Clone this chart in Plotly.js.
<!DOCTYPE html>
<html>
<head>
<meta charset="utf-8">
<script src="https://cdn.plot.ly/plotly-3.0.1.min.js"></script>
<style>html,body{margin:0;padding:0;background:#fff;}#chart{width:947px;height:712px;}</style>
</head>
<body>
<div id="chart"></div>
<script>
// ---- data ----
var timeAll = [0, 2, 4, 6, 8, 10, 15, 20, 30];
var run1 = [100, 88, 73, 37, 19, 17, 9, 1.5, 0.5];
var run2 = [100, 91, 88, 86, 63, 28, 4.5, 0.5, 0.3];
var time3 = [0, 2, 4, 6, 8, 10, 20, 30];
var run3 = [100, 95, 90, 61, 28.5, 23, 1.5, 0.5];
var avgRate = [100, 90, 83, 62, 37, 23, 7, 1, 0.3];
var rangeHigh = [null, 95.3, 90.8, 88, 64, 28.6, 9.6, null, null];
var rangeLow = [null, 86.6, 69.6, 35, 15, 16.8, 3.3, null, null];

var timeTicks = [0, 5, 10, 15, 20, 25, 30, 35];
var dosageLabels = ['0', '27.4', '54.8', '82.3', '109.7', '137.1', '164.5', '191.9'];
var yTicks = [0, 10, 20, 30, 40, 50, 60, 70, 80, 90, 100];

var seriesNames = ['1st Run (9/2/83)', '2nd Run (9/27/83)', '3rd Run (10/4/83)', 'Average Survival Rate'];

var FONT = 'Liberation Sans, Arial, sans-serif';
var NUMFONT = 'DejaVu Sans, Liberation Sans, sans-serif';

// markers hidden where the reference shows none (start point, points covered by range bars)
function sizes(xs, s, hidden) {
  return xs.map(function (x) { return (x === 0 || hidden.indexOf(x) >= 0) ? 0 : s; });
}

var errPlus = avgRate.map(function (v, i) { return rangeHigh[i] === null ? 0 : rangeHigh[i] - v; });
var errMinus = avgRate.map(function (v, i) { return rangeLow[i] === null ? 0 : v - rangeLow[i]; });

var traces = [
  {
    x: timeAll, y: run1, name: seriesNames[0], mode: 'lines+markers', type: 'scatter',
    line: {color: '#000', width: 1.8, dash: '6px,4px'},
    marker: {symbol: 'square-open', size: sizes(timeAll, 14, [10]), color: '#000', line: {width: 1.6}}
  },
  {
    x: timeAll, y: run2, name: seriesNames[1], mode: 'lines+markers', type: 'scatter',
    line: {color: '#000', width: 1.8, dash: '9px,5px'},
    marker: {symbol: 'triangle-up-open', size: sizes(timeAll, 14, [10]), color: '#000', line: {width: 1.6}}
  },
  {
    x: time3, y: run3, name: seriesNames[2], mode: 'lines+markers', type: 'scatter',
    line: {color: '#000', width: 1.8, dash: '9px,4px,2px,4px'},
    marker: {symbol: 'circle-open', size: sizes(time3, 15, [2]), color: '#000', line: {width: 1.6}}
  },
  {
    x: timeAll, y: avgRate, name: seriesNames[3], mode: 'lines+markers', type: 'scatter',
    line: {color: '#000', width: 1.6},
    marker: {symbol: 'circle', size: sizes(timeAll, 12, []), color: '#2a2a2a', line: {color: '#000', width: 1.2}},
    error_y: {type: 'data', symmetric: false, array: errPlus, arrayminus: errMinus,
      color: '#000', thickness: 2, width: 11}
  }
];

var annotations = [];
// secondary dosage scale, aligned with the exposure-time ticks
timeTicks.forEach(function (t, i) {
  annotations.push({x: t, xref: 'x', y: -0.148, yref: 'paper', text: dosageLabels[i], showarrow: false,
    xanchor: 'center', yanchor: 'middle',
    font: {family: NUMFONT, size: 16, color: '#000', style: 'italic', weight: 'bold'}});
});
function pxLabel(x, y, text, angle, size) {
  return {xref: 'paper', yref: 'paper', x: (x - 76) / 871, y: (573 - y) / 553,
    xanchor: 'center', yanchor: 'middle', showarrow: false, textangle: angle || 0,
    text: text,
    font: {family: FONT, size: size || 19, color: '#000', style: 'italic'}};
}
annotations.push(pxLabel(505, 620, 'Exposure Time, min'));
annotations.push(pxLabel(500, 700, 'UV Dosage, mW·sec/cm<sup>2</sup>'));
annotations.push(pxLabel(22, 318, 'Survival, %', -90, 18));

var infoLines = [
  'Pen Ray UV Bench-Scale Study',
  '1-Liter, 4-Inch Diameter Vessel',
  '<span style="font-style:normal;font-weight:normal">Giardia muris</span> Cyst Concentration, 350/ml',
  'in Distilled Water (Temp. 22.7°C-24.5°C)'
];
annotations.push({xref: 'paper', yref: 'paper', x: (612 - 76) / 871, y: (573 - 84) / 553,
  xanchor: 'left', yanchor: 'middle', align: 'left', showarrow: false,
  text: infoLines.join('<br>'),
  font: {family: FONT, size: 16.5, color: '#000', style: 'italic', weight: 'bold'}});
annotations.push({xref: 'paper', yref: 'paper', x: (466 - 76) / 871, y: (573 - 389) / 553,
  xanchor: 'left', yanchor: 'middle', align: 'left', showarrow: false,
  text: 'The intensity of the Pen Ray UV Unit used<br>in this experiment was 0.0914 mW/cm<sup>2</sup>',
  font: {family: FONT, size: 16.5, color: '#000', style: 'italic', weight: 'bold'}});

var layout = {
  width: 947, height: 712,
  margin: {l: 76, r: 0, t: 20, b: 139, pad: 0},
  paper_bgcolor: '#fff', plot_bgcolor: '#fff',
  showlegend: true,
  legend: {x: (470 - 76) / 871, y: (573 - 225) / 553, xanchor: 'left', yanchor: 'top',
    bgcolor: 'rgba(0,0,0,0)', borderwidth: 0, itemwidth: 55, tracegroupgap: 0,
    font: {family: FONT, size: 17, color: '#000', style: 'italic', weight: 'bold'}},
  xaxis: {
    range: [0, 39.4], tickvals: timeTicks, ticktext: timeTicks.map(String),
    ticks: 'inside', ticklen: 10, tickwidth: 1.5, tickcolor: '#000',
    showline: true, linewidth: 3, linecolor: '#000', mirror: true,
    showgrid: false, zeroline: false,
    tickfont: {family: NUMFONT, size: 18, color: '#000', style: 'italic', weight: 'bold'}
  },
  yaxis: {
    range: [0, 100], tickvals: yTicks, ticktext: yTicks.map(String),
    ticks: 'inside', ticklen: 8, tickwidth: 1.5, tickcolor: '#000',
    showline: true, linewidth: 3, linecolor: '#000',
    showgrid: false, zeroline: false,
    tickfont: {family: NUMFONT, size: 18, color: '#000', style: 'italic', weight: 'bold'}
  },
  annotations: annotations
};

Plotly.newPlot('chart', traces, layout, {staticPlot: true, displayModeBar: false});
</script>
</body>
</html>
- - -
Problem to solve
All the data must be duplicated exactly, with nothing added or removed.

Task result
Clone this chart in Plotly.js.
<!DOCTYPE html>
<html>
<head>
<meta charset="utf-8">
<script src="https://cdn.plot.ly/plotly-3.0.1.min.js"></script>
<style>html,body{margin:0;padding:0;background:#fff;}#chart{width:947px;height:712px;}</style>
</head>
<body>
<div id="chart"></div>
<script>
// ---- data ----
var timeAll = [0, 2, 4, 6, 8, 10, 15, 20, 30];
var run1 = [100, 88, 73, 37, 19, 17, 9, 1.5, 0.5];
var run2 = [100, 91, 88, 86, 63, 28, 4.5, 0.5, 0.3];
var time3 = [0, 2, 4, 6, 8, 10, 20, 30];
var run3 = [100, 95, 90, 61, 28.5, 23, 1.5, 0.5];
var avgRate = [100, 90, 83, 62, 37, 23, 7, 1, 0.3];
var rangeHigh = [null, 95.3, 90.8, 88, 64, 28.6, 9.6, null, null];
var rangeLow = [null, 86.6, 69.6, 35, 15, 16.8, 3.3, null, null];

var timeTicks = [0, 5, 10, 15, 20, 25, 30, 35];
var dosageLabels = ['0', '27.4', '54.8', '82.3', '109.7', '137.1', '164.5', '191.9'];
var yTicks = [0, 10, 20, 30, 40, 50, 60, 70, 80, 90, 100];

var seriesNames = ['1st Run (9/2/83)', '2nd Run (9/27/83)', '3rd Run (10/4/83)', 'Average Survival Rate'];

var FONT = 'Liberation Sans, Arial, sans-serif';
var NUMFONT = 'DejaVu Sans, Liberation Sans, sans-serif';

// markers hidden where the reference shows none (start point, points covered by range bars)
function sizes(xs, s, hidden) {
  return xs.map(function (x) { return (x === 0 || hidden.indexOf(x) >= 0) ? 0 : s; });
}

var errPlus = avgRate.map(function (v, i) { return rangeHigh[i] === null ? 0 : rangeHigh[i] - v; });
var errMinus = avgRate.map(function (v, i) { return rangeLow[i] === null ? 0 : v - rangeLow[i]; });

var traces = [
  {
    x: timeAll, y: run1, name: seriesNames[0], mode: 'lines+markers', type: 'scatter',
    line: {color: '#000', width: 1.8, dash: '6px,4px'},
    marker: {symbol: 'square-open', size: sizes(timeAll, 14, [10]), color: '#000', line: {width: 1.6}}
  },
  {
    x: timeAll, y: run2, name: seriesNames[1], mode: 'lines+markers', type: 'scatter',
    line: {color: '#000', width: 1.8, dash: '9px,5px'},
    marker: {symbol: 'triangle-up-open', size: sizes(timeAll, 14, [10]), color: '#000', line: {width: 1.6}}
  },
  {
    x: time3, y: run3, name: seriesNames[2], mode: 'lines+markers', type: 'scatter',
    line: {color: '#000', width: 1.8, dash: '9px,4px,2px,4px'},
    marker: {symbol: 'circle-open', size: sizes(time3, 15, [2]), color: '#000', line: {width: 1.6}}
  },
  {
    x: timeAll, y: avgRate, name: seriesNames[3], mode: 'lines+markers', type: 'scatter',
    line: {color: '#000', width: 1.6},
    marker: {symbol: 'circle', size: sizes(timeAll, 12, []), color: '#2a2a2a', line: {color: '#000', width: 1.2}},
    error_y: {type: 'data', symmetric: false, array: errPlus, arrayminus: errMinus,
      color: '#000', thickness: 2, width: 11}
  }
];

var annotations = [];
// secondary dosage scale, aligned with the exposure-time ticks
timeTicks.forEach(function (t, i) {
  annotations.push({x: t, xref: 'x', y: -0.148, yref: 'paper', text: dosageLabels[i], showarrow: false,
    xanchor: 'center', yanchor: 'middle',
    font: {family: NUMFONT, size: 16, color: '#000', style: 'italic', weight: 'bold'}});
});
function pxLabel(x, y, text, angle, size) {
  return {xref: 'paper', yref: 'paper', x: (x - 76) / 871, y: (573 - y) / 553,
    xanchor: 'center', yanchor: 'middle', showarrow: false, textangle: angle || 0,
    text: text,
    font: {family: FONT, size: size || 19, color: '#000', style: 'italic'}};
}
annotations.push(pxLabel(505, 620, 'Exposure Time, min'));
annotations.push(pxLabel(500, 700, 'UV Dosage, mW·sec/cm<sup>2</sup>'));
annotations.push(pxLabel(22, 318, 'Survival, %', -90, 18));

var infoLines = [
  'Pen Ray UV Bench-Scale Study',
  '1-Liter, 4-Inch Diameter Vessel',
  '<span style="font-style:normal;font-weight:normal">Giardia muris</span> Cyst Concentration, 350/ml',
  'in Distilled Water (Temp. 22.7°C-24.5°C)'
];
annotations.push({xref: 'paper', yref: 'paper', x: (612 - 76) / 871, y: (573 - 84) / 553,
  xanchor: 'left', yanchor: 'middle', align: 'left', showarrow: false,
  text: infoLines.join('<br>'),
  font: {family: FONT, size: 16.5, color: '#000', style: 'italic', weight: 'bold'}});
annotations.push({xref: 'paper', yref: 'paper', x: (466 - 76) / 871, y: (573 - 389) / 553,
  xanchor: 'left', yanchor: 'middle', align: 'left', showarrow: false,
  text: 'The intensity of the Pen Ray UV Unit used<br>in this experiment was 0.0914 mW/cm<sup>2</sup>',
  font: {family: FONT, size: 16.5, color: '#000', style: 'italic', weight: 'bold'}});

var layout = {
  width: 947, height: 712,
  margin: {l: 76, r: 0, t: 20, b: 139, pad: 0},
  paper_bgcolor: '#fff', plot_bgcolor: '#fff',
  showlegend: true,
  legend: {x: (470 - 76) / 871, y: (573 - 225) / 553, xanchor: 'left', yanchor: 'top',
    bgcolor: 'rgba(0,0,0,0)', borderwidth: 0, itemwidth: 55, tracegroupgap: 0,
    font: {family: FONT, size: 17, color: '#000', style: 'italic', weight: 'bold'}},
  xaxis: {
    range: [0, 39.4], tickvals: timeTicks, ticktext: timeTicks.map(String),
    ticks: 'inside', ticklen: 10, tickwidth: 1.5, tickcolor: '#000',
    showline: true, linewidth: 3, linecolor: '#000', mirror: true,
    showgrid: false, zeroline: false,
    tickfont: {family: NUMFONT, size: 18, color: '#000', style: 'italic', weight: 'bold'}
  },
  yaxis: {
    range: [0, 100], tickvals: yTicks, ticktext: yTicks.map(String),
    ticks: 'inside', ticklen: 8, tickwidth: 1.5, tickcolor: '#000',
    showline: true, linewidth: 3, linecolor: '#000',
    showgrid: false, zeroline: false,
    tickfont: {family: NUMFONT, size: 18, color: '#000', style: 'italic', weight: 'bold'}
  },
  annotations: annotations
};

Plotly.newPlot('chart', traces, layout, {staticPlot: true, displayModeBar: false});
</script>
</body>
</html>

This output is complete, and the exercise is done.